I live in Addis Ababa in Ethiopia. It used to be a rural area but with the passage of time we have witnessed development, and now you can see big roads and buildings. I live a retired life with my wife. I am president of Addis Ababa's older people’s association and usually busy in these activities. I have a small pension; my children also support me.
I used to be a salesman for a beer company - I spent 21 years of my life there. Later for 14 years, I worked in Addis Ababa Court house.
How did you get involved in campaigning for older people's rights?
In 2004 I participated in a training which focused on the needs and rights of older people. That was an eye-opening session for me. I decided that I will initiate something to raise the voice for the rights of older people.
I discussed this with my friends and we formed an older people's association. When we started doing some activities, we came to know different realities, and soon found out there was a lot to be done. More people were getting involved, and in a very short time, nine more associations were formed in different areas.
Have you ever experienced discrimination because of your age?
I have a few experiences. I remember when we formed the older people's association and we used to visit different offices for advocacy. People used to say, "older people cannot do anything, they are just a burden - we have to focus on the younger generation". This was heart-breaking for us. We were not expecting this. We were of the view that older people do have experience, and this can be utilised in the development and betterment of society.
Tell us about your proudest moments as a campaigner
One of our major asks was that older people should be included in a productive safety net programme. I was very happy when it was decided that older people will be included in these programmes.
During our Age Demands Action (ADA) campaign, we used to meet policy makers and ask for the construction of older people centers. They promised us that, and I am happy to share that construction has already started.
Older people used to stand and wait in long queues to get their pension. We met with the policy makers and highlighted this issue. Soon after, they automated the system and now older people are getting the pension straight into their bank accounts. They don't have to stand and wait in long queues any more.
What are you campaigning for right now, and how are you doing it?

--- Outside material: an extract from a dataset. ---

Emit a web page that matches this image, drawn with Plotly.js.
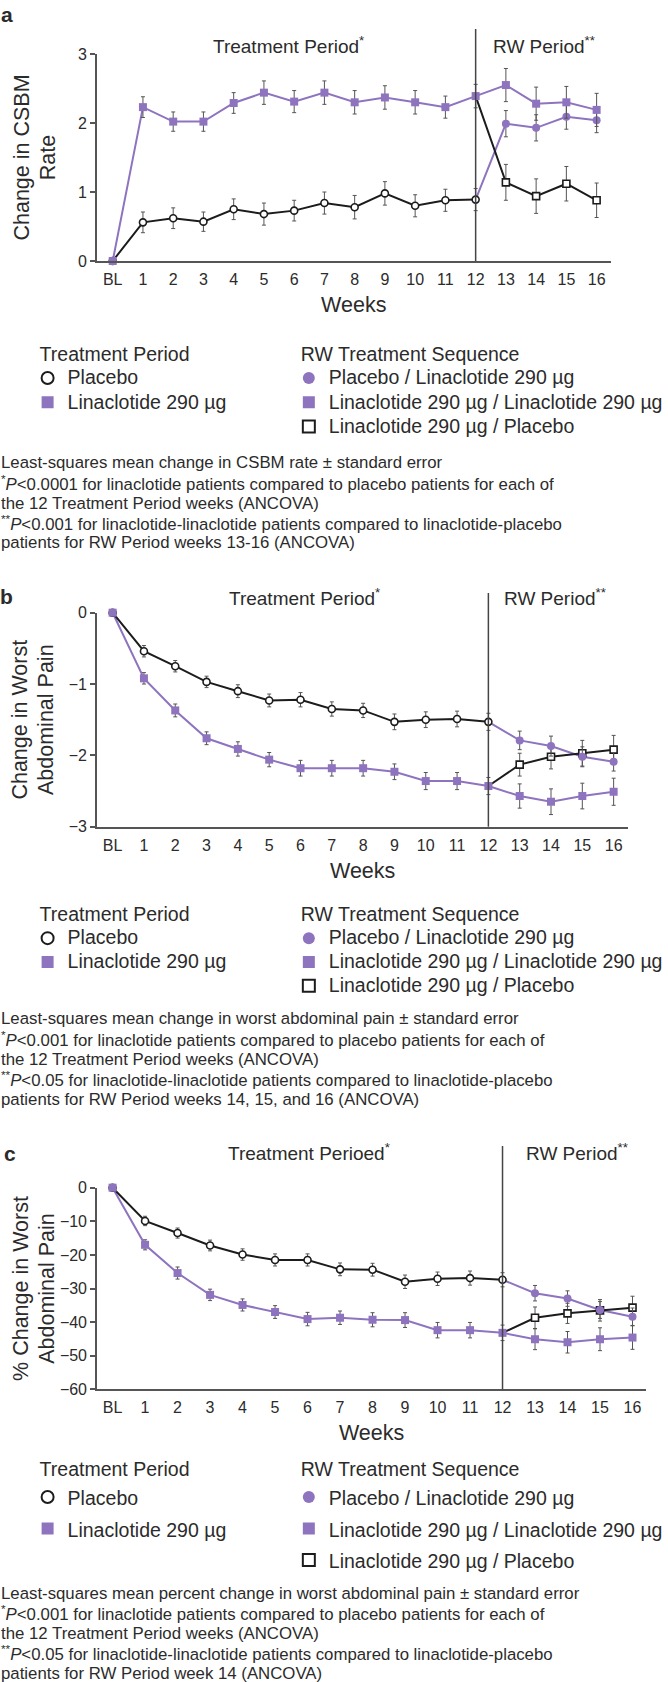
<!DOCTYPE html>
<html>
<head>
<meta charset="utf-8">
<script src="https://cdn.plot.ly/plotly-3.0.1.min.js"></script>
<style>
html,body{margin:0;padding:0;background:#fff;}
#chart{width:668px;height:1682px;}
</style>
</head>
<body>
<div id="chart"></div>
<script>
// ---------------- DATA ----------------
const weekNums   = [0,1,2,3,4,5,6,7,8,9,10,11,12,13,14,15,16];
const weekLabels = ['BL','1','2','3','4','5','6','7','8','9','10','11','12','13','14','15','16'];
const tpWeeks    = [0,1,2,3,4,5,6,7,8,9,10,11,12];   // Treatment Period
const rwWeeks    = [13,14,15,16];                       // Randomized Withdrawal period
const rwStartWeek = 12;

// Panel a: change in CSBM rate
const csbmPlacebo     = [0, 0.56, 0.62, 0.57, 0.75, 0.68, 0.73, 0.84, 0.78, 0.98, 0.80, 0.88, 0.89];
const csbmPlaceboSE   = [0, 0.15, 0.15, 0.14, 0.15, 0.16, 0.15, 0.16, 0.17, 0.17, 0.16, 0.16, 0.16];
const csbmLina        = [0, 2.23, 2.02, 2.02, 2.29, 2.44, 2.31, 2.44, 2.30, 2.37, 2.30, 2.23, 2.39];
const csbmLinaSE      = [0, 0.15, 0.14, 0.14, 0.15, 0.17, 0.16, 0.17, 0.17, 0.17, 0.17, 0.16, 0.17];
const csbmPboLin      = [1.99, 1.93, 2.09, 2.04];
const csbmPboLinSE    = [0.19, 0.19, 0.18, 0.18];
const csbmLinLin      = [2.55, 2.28, 2.30, 2.19];
const csbmLinLinSE    = [0.24, 0.24, 0.23, 0.24];
const csbmLinPbo      = [1.14, 0.94, 1.12, 0.88];
const csbmLinPboSE    = [0.26, 0.25, 0.25, 0.25];
const csbmTicks       = [0, 1, 2, 3];

// Panel b: change in worst abdominal pain
const painPlacebo     = [0, -0.54, -0.75, -0.97, -1.10, -1.23, -1.22, -1.35, -1.37, -1.53, -1.50, -1.49, -1.53];
const painPlaceboSE   = [0, 0.08, 0.08, 0.08, 0.09, 0.09, 0.10, 0.10, 0.10, 0.11, 0.11, 0.11, 0.12];
const painLina        = [0, -0.92, -1.37, -1.76, -1.91, -2.06, -2.18, -2.18, -2.18, -2.23, -2.36, -2.36, -2.43];
const painLinaSE      = [0, 0.08, 0.09, 0.09, 0.10, 0.10, 0.11, 0.11, 0.11, 0.11, 0.12, 0.12, 0.12];
const painPboLin      = [-1.79, -1.87, -2.02, -2.09];
const painPboLinSE    = [0.13, 0.14, 0.14, 0.13];
const painLinLin      = [-2.57, -2.65, -2.57, -2.51];
const painLinLinSE    = [0.17, 0.18, 0.18, 0.19];
const painLinPbo      = [-2.13, -2.02, -1.97, -1.92];
const painLinPboSE    = [0.16, 0.17, 0.18, 0.20];
const painTicks       = [0, -1, -2, -3];

// Panel c: % change in worst abdominal pain
const pctPlacebo      = [0, -9.9, -13.5, -17.2, -19.9, -21.5, -21.5, -24.3, -24.4, -28.0, -27.1, -26.9, -27.4];
const pctPlaceboSE    = [0, 1.4, 1.5, 1.6, 1.7, 1.8, 1.8, 1.9, 1.9, 2.0, 2.0, 2.1, 2.1];
const pctLina         = [0, -17.0, -25.4, -31.9, -34.9, -37.0, -39.1, -38.7, -39.3, -39.4, -42.4, -42.4, -43.2];
const pctLinaSE       = [0, 1.5, 1.8, 1.7, 1.8, 1.9, 2.0, 2.0, 2.1, 2.2, 2.3, 2.3, 2.3];
const pctPboLin       = [-31.4, -33.0, -36.4, -38.4];
const pctPboLinSE     = [2.3, 2.3, 2.5, 2.6];
const pctLinLin       = [-45.1, -46.0, -45.1, -44.6];
const pctLinLinSE     = [3.1, 3.2, 3.4, 3.5];
const pctLinPbo       = [-38.7, -37.4, -36.5, -35.7];
const pctLinPboSE     = [3.2, 3.0, 3.2, 3.4];
const pctTicks        = [0, -10, -20, -30, -40, -50, -60];

// Legend / text labels
const tpLegendTitle = 'Treatment Period';
const rwLegendTitle = 'RW Treatment Sequence';
const nPlacebo = 'Placebo';
const nLina    = 'Linaclotide 290 µg';
const nPboLin  = 'Placebo / Linaclotide 290 µg';
const nLinLin  = 'Linaclotide 290 µg / Linaclotide 290 µg';
const nLinPbo  = 'Linaclotide 290 µg / Placebo';

// ---------------- STYLE / GEOMETRY ----------------
const W = 668, H = 1682;
const FONT = 'Liberation Sans, Arial, Helvetica, sans-serif';
const TXT = '#2b2b2b';
const PURPLE = '#8e73bf';
const BLACK = '#1c1c1c';
const AXC = '#555555';
const px = v => v / W;
const py = v => 1 - v / H;
const sized = (t, s) => '<span style="font-size:' + s + 'px">' + t + '</span>';

const panels = [
  { key:'a', xa:'x',  ya:'y',  left:98, right:617, top:54,    bottom:261,   xr:[-0.52,16.46], yr:[0,3],   ticks:csbmTicks,
    ytitle:'Change in CSBM<br>Rate', ystand:17, legL:'legend',  legR:'legend2', legTop:331, legItem:16.3, legTitle:23,
    placebo:csbmPlacebo, placeboSE:csbmPlaceboSE, lina:csbmLina, linaSE:csbmLinaSE,
    pboLin:csbmPboLin, pboLinSE:csbmPboLinSE, linLin:csbmLinLin, linLinSE:csbmLinLinSE, linPbo:csbmLinPbo, linPboSE:csbmLinPboSE },
  { key:'b', xa:'x2', ya:'y2', left:98, right:635, top:612.7, bottom:826.7, xr:[-0.5,16.47],  yr:[-3,0],  ticks:painTicks,
    ytitle:'Change in Worst<br>Abdominal Pain', ystand:10, legL:'legend3', legR:'legend4', legTop:892, legItem:16.0, legTitle:22.5,
    placebo:painPlacebo, placeboSE:painPlaceboSE, lina:painLina, linaSE:painLinaSE,
    pboLin:painPboLin, pboLinSE:painPboLinSE, linLin:painLinLin, linLinSE:painLinLinSE, linPbo:painLinPbo, linPboSE:painLinPboSE },
  { key:'c', xa:'x3', ya:'y3', left:98, right:653, top:1187.7, bottom:1389.3, xr:[-0.48,16.42], yr:[-60,0], ticks:pctTicks,
    ytitle:'% Change in Worst<br>Abdominal Pain', ystand:0, legL:'legend5', legR:'legend6', legTop:1445, legItem:21.9, legTitle:24,
    placebo:pctPlacebo, placeboSE:pctPlaceboSE, lina:pctLina, linaSE:pctLinaSE,
    pboLin:pctPboLin, pboLinSE:pctPboLinSE, linLin:pctLinLin, linLinSE:pctLinLinSE, linPbo:pctLinPbo, linPboSE:pctLinPboSE }
];

const traces = [];
const layout = {
  width: W, height: H,
  margin: {l:0, r:0, t:0, b:0},
  paper_bgcolor: '#ffffff', plot_bgcolor: '#ffffff',
  font: {family: FONT, color: TXT, size: 16},
  showlegend: true,
  annotations: [], shapes: []
};

function errBar(arr){ return {type:'data', array:arr, visible:true, color:'#555', thickness:1, width:2}; }

const LEG_TXT = 19.5;

panels.forEach((p, i) => {
  const sfx = i === 0 ? '' : String(i + 1);
  const rwX = [rwStartWeek].concat(rwWeeks);
  const last = tpWeeks.length - 1;
  const common = {xaxis:p.xa, yaxis:p.ya, cliponaxis:false, hoverinfo:'x+y'};

  // connecting lines
  traces.push(Object.assign({x:tpWeeks, y:p.lina, mode:'lines', line:{color:PURPLE, width:2}, showlegend:false}, common));
  traces.push(Object.assign({x:rwX, y:[p.placebo[last]].concat(p.pboLin), mode:'lines', line:{color:PURPLE, width:2}, showlegend:false}, common));
  traces.push(Object.assign({x:rwX, y:[p.lina[last]].concat(p.linLin), mode:'lines', line:{color:PURPLE, width:2}, showlegend:false}, common));
  traces.push(Object.assign({x:tpWeeks, y:p.placebo, mode:'lines', line:{color:BLACK, width:2}, showlegend:false}, common));
  traces.push(Object.assign({x:rwX, y:[p.lina[last]].concat(p.linPbo), mode:'lines', line:{color:BLACK, width:2}, showlegend:false}, common));

  // markers with error bars (legend entries)
  traces.push(Object.assign({x:tpWeeks, y:p.placebo, error_y:errBar(p.placeboSE), mode:'markers', name:sized(nPlacebo, LEG_TXT), legend:p.legL, legendrank:1,
    marker:{symbol:'circle', size:7, color:'#ffffff', line:{color:BLACK, width:1.6}}}, common));
  traces.push(Object.assign({x:rwWeeks, y:p.linPbo, error_y:errBar(p.linPboSE), mode:'markers', name:sized(nLinPbo, LEG_TXT), legend:p.legR, legendrank:3,
    marker:{symbol:'square', size:7, color:'#ffffff', line:{color:BLACK, width:1.6}}}, common));
  traces.push(Object.assign({x:tpWeeks, y:p.lina, error_y:errBar(p.linaSE), mode:'markers', name:sized(nLina, LEG_TXT), legend:p.legL, legendrank:2,
    marker:{symbol:'square', size:8, color:PURPLE, line:{width:0}}}, common));
  traces.push(Object.assign({x:rwWeeks, y:p.pboLin, error_y:errBar(p.pboLinSE), mode:'markers', name:sized(nPboLin, LEG_TXT), legend:p.legR, legendrank:1,
    marker:{symbol:'circle', size:8, color:PURPLE, line:{width:0}}}, common));
  traces.push(Object.assign({x:rwWeeks, y:p.linLin, error_y:errBar(p.linLinSE), mode:'markers', name:sized(nLinLin, LEG_TXT), legend:p.legR, legendrank:2,
    marker:{symbol:'square', size:8, color:PURPLE, line:{width:0}}}, common));

  // axes
  layout['xaxis' + sfx] = {
    domain:[px(p.left), px(p.right)], range:p.xr, anchor:p.ya,
    tickmode:'array', tickvals:weekNums, ticktext:weekLabels, ticks:'',
    showline:true, linecolor:AXC, linewidth:1.5, showgrid:false, zeroline:false,
    tickfont:{size:16, color:TXT, family:FONT}, ticklabelstandoff:3,
    title:{text:'Weeks', font:{size:21.5, color:TXT, family:FONT}, standoff:10},
    fixedrange:true
  };
  layout['yaxis' + sfx] = {
    domain:[py(p.bottom), py(p.top)], range:p.yr, anchor:p.xa,
    tickmode:'array', tickvals:p.ticks, ticks:'outside', ticklen:5, tickwidth:1.5, tickcolor:AXC,
    showline:true, linecolor:AXC, linewidth:1.5, showgrid:false, zeroline:false,
    tickfont:{size:16, color:TXT, family:FONT},
    title:{text:sized(p.ytitle, 21.5), font:{size:20, color:TXT, family:FONT}, standoff:p.ystand},
    fixedrange:true
  };

  // legends
  const legBase = {
    yanchor:'top', xanchor:'left', orientation:'v', bgcolor:'rgba(0,0,0,0)', borderwidth:0,
    font:{size:p.legItem, color:TXT, family:FONT}, itemsizing:'constant', indentation:-10,
    traceorder:'normal', itemclick:false, itemdoubleclick:false
  };
  layout[p.legL] = Object.assign({}, legBase, {x:px(38), y:py(p.legTop),
    title:{text:sized(tpLegendTitle, LEG_TXT), font:{size:p.legTitle, color:TXT, family:FONT}}});
  layout[p.legR] = Object.assign({}, legBase, {x:px(302), y:py(p.legTop),
    title:{text:sized(rwLegendTitle, LEG_TXT), font:{size:p.legTitle, color:TXT, family:FONT}}});
});

// vertical RW start lines
const vTops = [29, 593, 1146];
panels.forEach((p, i) => {
  layout.shapes.push({type:'line', xref:p.xa, yref:'paper', x0:rwStartWeek, x1:rwStartWeek,
    y0:py(p.bottom), y1:py(vTops[i]), line:{color:'#444', width:1.5}});
});

// period labels and panel letters
const ann = layout.annotations;
function label(text, xPx, yPx, size, opts){
  ann.push(Object.assign({text, xref:'paper', yref:'paper', x:px(xPx), y:py(yPx), xanchor:'center', yanchor:'middle',
    showarrow:false, font:{size, color:TXT, family:FONT}}, opts || {}));
}
label('Treatment Period<sup>*</sup>', 292, 45, 19);
label('RW Period<sup>**</sup>', 550, 45, 19);
label('Treatment Period<sup>*</sup>', 308, 597, 19);
label('RW Period<sup>**</sup>', 561, 597, 19);
label('Treatment Perioed<sup>*</sup>', 312, 1152, 19);
label('RW Period<sup>**</sup>', 583, 1152, 19);
label('<b>a</b>', 7, 15, 21);
label('<b>b</b>', 7, 597, 21);
label('<b>c</b>', 10, 1153, 21);

// footnotes
const footA = [
  'Least-squares mean change in CSBM rate ± standard error',
  '<sup>*</sup><i>P</i>&lt;0.0001 for linaclotide patients compared to placebo patients for each of',
  'the 12 Treatment Period weeks (ANCOVA)',
  '<sup>**</sup><i>P</i>&lt;0.001 for linaclotide-linaclotide patients compared to linaclotide-placebo',
  'patients for RW Period weeks 13-16 (ANCOVA)'
];
const footB = [
  'Least-squares mean change in worst abdominal pain ± standard error',
  '<sup>*</sup><i>P</i>&lt;0.001 for linaclotide patients compared to placebo patients for each of',
  'the 12 Treatment Period weeks (ANCOVA)',
  '<sup>**</sup><i>P</i>&lt;0.05 for linaclotide-linaclotide patients compared to linaclotide-placebo',
  'patients for RW Period weeks 14, 15, and 16 (ANCOVA)'
];
const footC = [
  'Least-squares mean percent change in worst abdominal pain ± standard error',
  '<sup>*</sup><i>P</i>&lt;0.001 for linaclotide patients compared to placebo patients for each of',
  'the 12 Treatment Period weeks (ANCOVA)',
  '<sup>**</sup><i>P</i>&lt;0.05 for linaclotide-linaclotide patients compared to linaclotide-placebo',
  'patients for RW Period week 14 (ANCOVA)'
];
[[footA, 463], [footB, 1019], [footC, 1593]].forEach(([lines, y0]) => {
  lines.forEach((t, k) => label(t, -1, y0 + k * 20, 16.8, {xanchor:'left'}));
});

Plotly.newPlot('chart', traces, layout, {displayModeBar:false, responsive:false});
</script>
</body>
</html>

The major issues for older people are lack of income security and access to good health care. We are campaigning for this. We want older people to not have financial worries and to have access to good health services. We are meeting policy makers, writing letters to different officials and participating at different forums.

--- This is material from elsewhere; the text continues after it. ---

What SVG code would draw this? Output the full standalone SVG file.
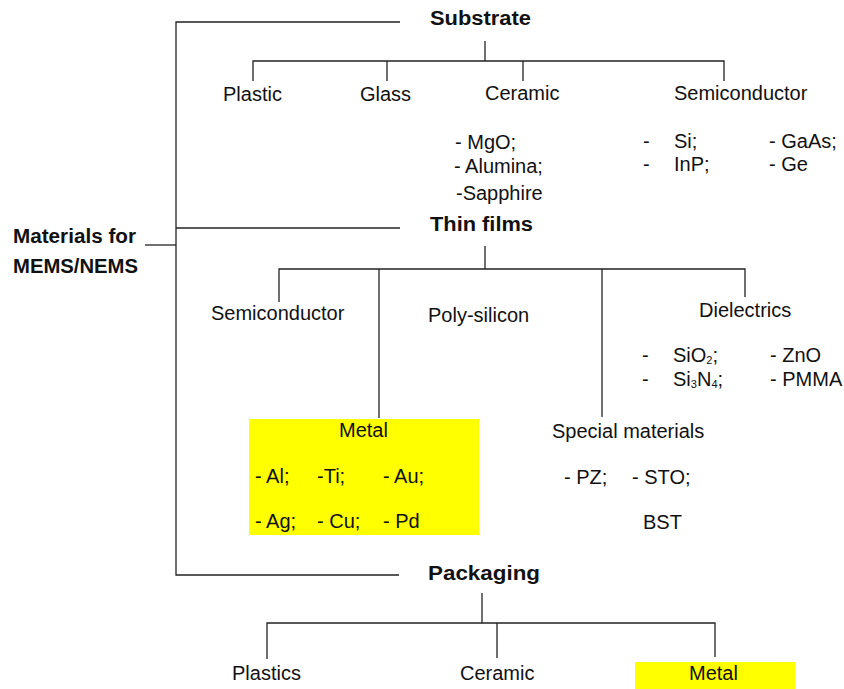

What effect has campaigning had on you as an older person?
I must say my life has changed since I have started campaigning for rights of older people. I feel myself a very lucky person to be talking about older people’s rights. I have gained confidence. In the beginning we were reluctant to talk to policy makers but with the passage of time we gained confidence and now we can easily highlight all our issues with the high-level officials.
The successes also motivated us. Now we campaign more actively because we know that if we are committed to the cause and continue our struggle, we can make an age-friendly world.
What needs to be done to improve the situation further?
There are health facilities but there is shortage of medicines for older people. There are some specific diseases for which older people want medicines but usually they cannot find them at these facilities - due to which they get depressed.
Due to poverty many older people still do not have proper shelter. The government need to address this issue. Older people also want an age-friendly transport system.
Do you have a message for other older people around the world?
We should work together for the international convention on the rights of older people.
With thanks to HelpAge Ethiopia office.